Give the material once more, word for word, without any images.
====== Provided data
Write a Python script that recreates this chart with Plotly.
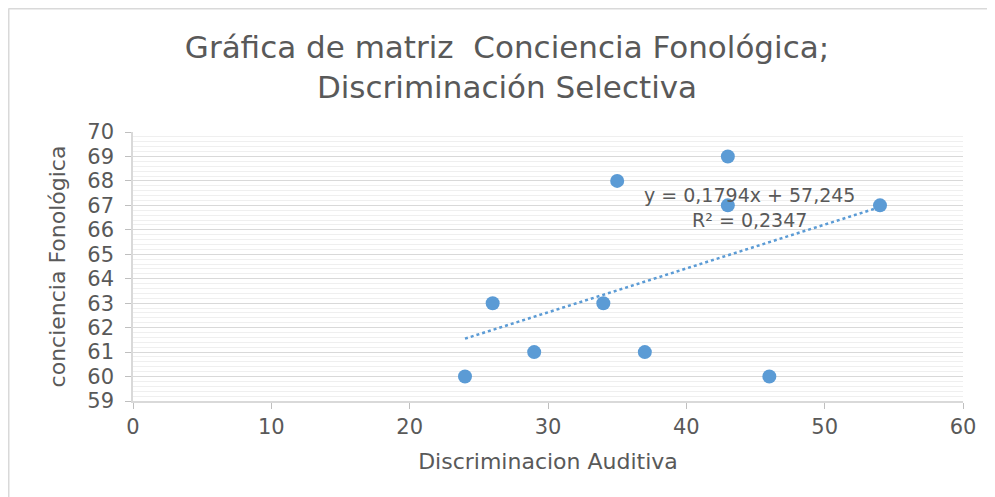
import numpy as np
import plotly.graph_objects as go

# Data
discriminacion_auditiva = [24, 26, 29, 34, 35, 37, 43, 43, 46, 54]
conciencia_fonologica = [60, 63, 61, 63, 68, 61, 69, 67, 60, 67]

title_text = "Gráfica de matriz  Conciencia Fonológica;<br>Discriminación Selectiva"
x_title = "Discriminacion Auditiva"
y_title = "conciencia Fonológica"
equation_text = "y = 0,1794x + 57,245<br>R² = 0,2347"

x = np.array(discriminacion_auditiva, dtype=float)
y = np.array(conciencia_fonologica, dtype=float)
slope, intercept = np.polyfit(x, y, 1)
trend_x = np.linspace(x.min(), x.max(), 50)
trend_y = slope * trend_x + intercept

BLUE = "#5b9bd5"
TEXT = "#595959"
FONT = "DejaVu Sans"

fig = go.Figure()
fig.add_trace(go.Scatter(
    x=trend_x, y=trend_y, mode="lines",
    line=dict(color=BLUE, width=2.5, dash="dot"),
    hoverinfo="skip", showlegend=False,
))
fig.add_trace(go.Scatter(
    x=discriminacion_auditiva, y=conciencia_fonologica, mode="markers",
    marker=dict(color=BLUE, size=14, line=dict(width=0)),
    showlegend=False,
))

fig.add_annotation(
    x=44.6, y=66.9, xref="x", yref="y", text=equation_text,
    showarrow=False, align="center",
    font=dict(family=FONT, size=19, color=TEXT),
)

# page body has an 8px margin, so figure coordinates are offset by 8px
FW, FH = 987, 489
L, T, W, H = 125, 124, 830, 269
fx0 = (0.5 - L) / W
fy1 = 1 + (T - 0.5) / H
fig.add_shape(type="line", xref="paper", yref="paper", x0=fx0, x1=fx0, y0=-1, y1=fy1,
              line=dict(color="#d9d9d9", width=2))
fig.add_shape(type="line", xref="paper", yref="paper", x0=fx0, x1=2, y0=fy1, y1=fy1,
              line=dict(color="#d9d9d9", width=2))

fig.update_layout(
    width=FW, height=FH,
    margin=dict(l=L, r=FW - L - W, t=T, b=FH - T - H, autoexpand=False),
    paper_bgcolor="white", plot_bgcolor="white",
    title=dict(text=title_text, x=(507 - 8) / FW, xanchor="center",
               yref="container", y=1 - 50 / FH, yanchor="middle",
               font=dict(family=FONT, size=31, color=TEXT)),
    font=dict(family=FONT, color=TEXT),
    xaxis=dict(
        range=[0, 60], dtick=10, showgrid=False, zeroline=False, automargin=False,
        showline=True, linecolor="#d9d9d9", linewidth=1.5,
        ticks="outside", ticklen=6, tickcolor="#bfbfbf",
        tickfont=dict(family=FONT, size=21, color=TEXT),
        title=dict(text=x_title, font=dict(family=FONT, size=22, color=TEXT), standoff=16),
    ),
    yaxis=dict(
        range=[59, 70], dtick=1, showgrid=True, gridcolor="#d9d9d9", gridwidth=1,
        minor=dict(dtick=0.2, showgrid=True, gridcolor="#efefef", gridwidth=1),
        zeroline=False, showline=True, linecolor="#d9d9d9", linewidth=1.5, automargin=False,
        ticks="outside", ticklen=6, tickcolor="#bfbfbf", ticklabelstandoff=7,
        tickfont=dict(family=FONT, size=21, color=TEXT),
        title=dict(text=y_title, font=dict(family=FONT, size=22, color=TEXT), standoff=16),
    ),
)

fig.write_html("out.html")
============
### [Solution to this problem]
Write a Python script that recreates this chart with Plotly.
import numpy as np
import plotly.graph_objects as go

# Data
discriminacion_auditiva = [24, 26, 29, 34, 35, 37, 43, 43, 46, 54]
conciencia_fonologica = [60, 63, 61, 63, 68, 61, 69, 67, 60, 67]

title_text = "Gráfica de matriz  Conciencia Fonológica;<br>Discriminación Selectiva"
x_title = "Discriminacion Auditiva"
y_title = "conciencia Fonológica"
equation_text = "y = 0,1794x + 57,245<br>R² = 0,2347"

x = np.array(discriminacion_auditiva, dtype=float)
y = np.array(conciencia_fonologica, dtype=float)
slope, intercept = np.polyfit(x, y, 1)
trend_x = np.linspace(x.min(), x.max(), 50)
trend_y = slope * trend_x + intercept

BLUE = "#5b9bd5"
TEXT = "#595959"
FONT = "DejaVu Sans"

fig = go.Figure()
fig.add_trace(go.Scatter(
    x=trend_x, y=trend_y, mode="lines",
    line=dict(color=BLUE, width=2.5, dash="dot"),
    hoverinfo="skip", showlegend=False,
))
fig.add_trace(go.Scatter(
    x=discriminacion_auditiva, y=conciencia_fonologica, mode="markers",
    marker=dict(color=BLUE, size=14, line=dict(width=0)),
    showlegend=False,
))

fig.add_annotation(
    x=44.6, y=66.9, xref="x", yref="y", text=equation_text,
    showarrow=False, align="center",
    font=dict(family=FONT, size=19, color=TEXT),
)

# page body has an 8px margin, so figure coordinates are offset by 8px
FW, FH = 987, 489
L, T, W, H = 125, 124, 830, 269
fx0 = (0.5 - L) / W
fy1 = 1 + (T - 0.5) / H
fig.add_shape(type="line", xref="paper", yref="paper", x0=fx0, x1=fx0, y0=-1, y1=fy1,
              line=dict(color="#d9d9d9", width=2))
fig.add_shape(type="line", xref="paper", yref="paper", x0=fx0, x1=2, y0=fy1, y1=fy1,
              line=dict(color="#d9d9d9", width=2))

fig.update_layout(
    width=FW, height=FH,
    margin=dict(l=L, r=FW - L - W, t=T, b=FH - T - H, autoexpand=False),
    paper_bgcolor="white", plot_bgcolor="white",
    title=dict(text=title_text, x=(507 - 8) / FW, xanchor="center",
               yref="container", y=1 - 50 / FH, yanchor="middle",
               font=dict(family=FONT, size=31, color=TEXT)),
    font=dict(family=FONT, color=TEXT),
    xaxis=dict(
        range=[0, 60], dtick=10, showgrid=False, zeroline=False, automargin=False,
        showline=True, linecolor="#d9d9d9", linewidth=1.5,
        ticks="outside", ticklen=6, tickcolor="#bfbfbf",
        tickfont=dict(family=FONT, size=21, color=TEXT),
        title=dict(text=x_title, font=dict(family=FONT, size=22, color=TEXT), standoff=16),
    ),
    yaxis=dict(
        range=[59, 70], dtick=1, showgrid=True, gridcolor="#d9d9d9", gridwidth=1,
        minor=dict(dtick=0.2, showgrid=True, gridcolor="#efefef", gridwidth=1),
        zeroline=False, showline=True, linecolor="#d9d9d9", linewidth=1.5, automargin=False,
        ticks="outside", ticklen=6, tickcolor="#bfbfbf", ticklabelstandoff=7,
        tickfont=dict(family=FONT, size=21, color=TEXT),
        title=dict(text=y_title, font=dict(family=FONT, size=22, color=TEXT), standoff=16),
    ),
)

fig.write_html("out.html")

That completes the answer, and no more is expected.